1. Consider an ideal ${\displaystyle I\subset \mathbb {K} [x_{1},x_{2},\dotsc ,x_{n}]}$, and a fixed monomial ordering. The leading term of a nonzero polynomial ${\displaystyle f\in \mathbb {K} [x_{1},x_{2},\dotsc ,x_{n}]}$, denoted by ${\displaystyle LT(f)}$ is the monomial term of maximal order in ${\displaystyle f}$ and the leading term of ${\displaystyle f=0}$ is ${\displaystyle 0}$.
2. The ideal of leading terms, denoted by ${\displaystyle LT(I)}$, is the ideal generated by the leading terms of every element in the ideal, that is, ${\displaystyle LT(I)=(LT(f)\mid f\in I)}$.
3. A Gröbner basis for an ideal ${\displaystyle I\subset \mathbb {K} [x_{1},x_{2},\dotsc ,x_{n}]}$ is a finite set of generators ${\displaystyle {\{g_{1},g_{2},\dotsc ,g_{s}}\}}$ for ${\displaystyle I}$ whose leading terms generate the ideal of all the leading terms in ${\displaystyle I}$, i.e., ${\displaystyle I=(g_{1},g_{2},\dotsc ,g_{s})}$ and ${\displaystyle LT(I)=(LT(g_{1}),LT(g_{2}),\dotsc ,LT(g_{s}))}$.

Note that ${\displaystyle LT(I)}$ in general depends on the ordering used; for example, if we choose the lexicographical order on ${\displaystyle \mathbb {R} [x,y]}$ subject to x > y, then ${\displaystyle LT(2x^{3}y+9xy^{5}+19)=2x^{3}y}$, but if we take y > x then ${\displaystyle LT(2x^{3}y+9xy^{5}+19)=9xy^{5}}$.

In addition, monomials are present on Gröbner basis and to define the division algorithm for polynomials with several variables.

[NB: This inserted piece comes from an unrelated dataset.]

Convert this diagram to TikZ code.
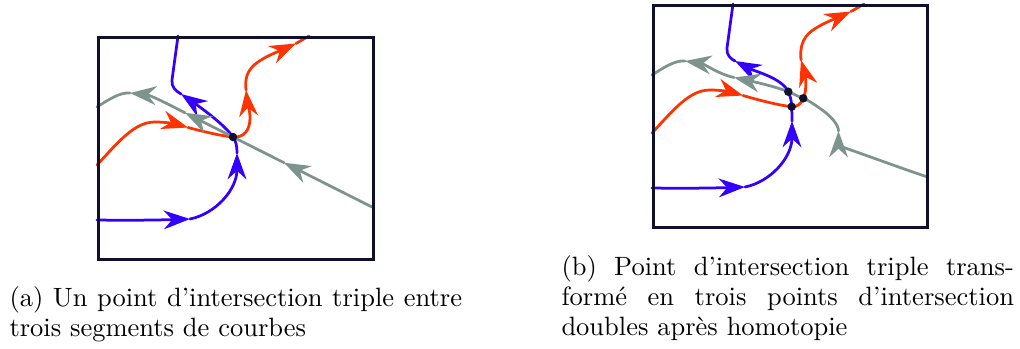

Notice that for a monomial ideal ${\displaystyle I=(g_{1},g_{2},\dotsc ,g_{s})\in \mathbb {F} [x_{1},x_{2},\dotsc ,x_{n}]}$, the finite set of generators ${\displaystyle {\{g_{1},g_{2},\dotsc ,g_{s}}\}}$ is a Gröbner basis for ${\displaystyle I}$. To see this, note that any polynomial ${\displaystyle f\in I}$ can be expressed as ${\displaystyle f=a_{1}g_{1}+a_{2}g_{2}+\dotsm +a_{s}g_{s}}$ for ${\displaystyle a_{i}\in \mathbb {F} [x_{1},x_{2},\dotsc ,x_{n}]}$. Then the leading term of ${\displaystyle f}$ is a multiple for some ${\displaystyle g_{i}}$. As a result, ${\displaystyle LT(I)}$ is generated by the ${\displaystyle g_{i}}$ likewise.